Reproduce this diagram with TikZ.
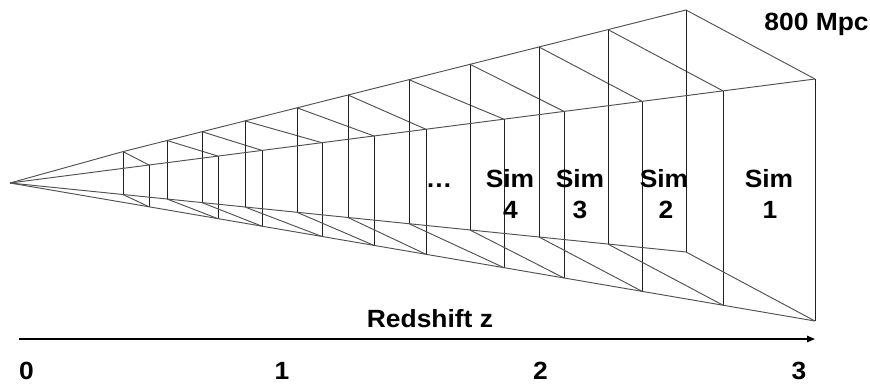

--

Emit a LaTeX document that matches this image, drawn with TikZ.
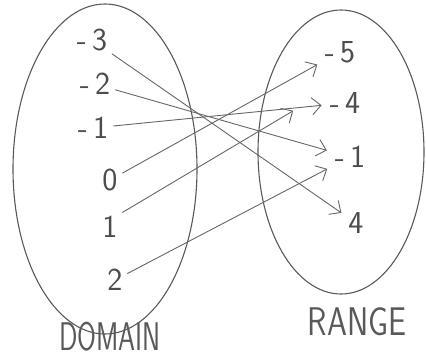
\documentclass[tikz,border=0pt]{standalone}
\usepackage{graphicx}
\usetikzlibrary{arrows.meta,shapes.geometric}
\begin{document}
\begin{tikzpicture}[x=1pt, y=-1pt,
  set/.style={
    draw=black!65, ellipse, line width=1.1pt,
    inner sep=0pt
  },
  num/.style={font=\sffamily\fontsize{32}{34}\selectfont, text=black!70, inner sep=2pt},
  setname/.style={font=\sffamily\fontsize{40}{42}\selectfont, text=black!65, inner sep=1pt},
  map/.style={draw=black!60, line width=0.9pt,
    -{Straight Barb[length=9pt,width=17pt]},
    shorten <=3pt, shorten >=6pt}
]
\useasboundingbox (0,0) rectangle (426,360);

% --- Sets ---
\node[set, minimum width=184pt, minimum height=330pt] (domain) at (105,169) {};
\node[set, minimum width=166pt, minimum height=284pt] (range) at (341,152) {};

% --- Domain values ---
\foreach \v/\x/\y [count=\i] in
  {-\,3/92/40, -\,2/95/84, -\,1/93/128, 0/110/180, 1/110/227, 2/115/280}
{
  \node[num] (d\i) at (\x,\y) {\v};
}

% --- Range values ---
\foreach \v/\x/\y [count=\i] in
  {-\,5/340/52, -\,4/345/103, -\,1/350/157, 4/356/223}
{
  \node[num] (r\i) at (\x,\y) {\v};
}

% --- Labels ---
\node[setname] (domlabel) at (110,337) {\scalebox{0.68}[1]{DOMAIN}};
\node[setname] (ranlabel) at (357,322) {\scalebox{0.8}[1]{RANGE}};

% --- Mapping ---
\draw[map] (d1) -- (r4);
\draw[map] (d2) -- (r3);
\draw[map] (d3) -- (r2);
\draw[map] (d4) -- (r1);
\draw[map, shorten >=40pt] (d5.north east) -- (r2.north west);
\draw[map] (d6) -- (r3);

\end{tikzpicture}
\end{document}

--

What you have to do:
Reproduce, starting at the line containing "Emit a LaTeX" and stopping after the line containing "(0,0) rectangle (426,360);", each of those lines exactly and no others; leave pictures out.

The answer:
Emit a LaTeX document that matches this image, drawn with TikZ.
\documentclass[tikz,border=0pt]{standalone}
\usepackage{graphicx}
\usetikzlibrary{arrows.meta,shapes.geometric}
\begin{document}
\begin{tikzpicture}[x=1pt, y=-1pt,
  set/.style={
    draw=black!65, ellipse, line width=1.1pt,
    inner sep=0pt
  },
  num/.style={font=\sffamily\fontsize{32}{34}\selectfont, text=black!70, inner sep=2pt},
  setname/.style={font=\sffamily\fontsize{40}{42}\selectfont, text=black!65, inner sep=1pt},
  map/.style={draw=black!60, line width=0.9pt,
    -{Straight Barb[length=9pt,width=17pt]},
    shorten <=3pt, shorten >=6pt}
]
\useasboundingbox (0,0) rectangle (426,360);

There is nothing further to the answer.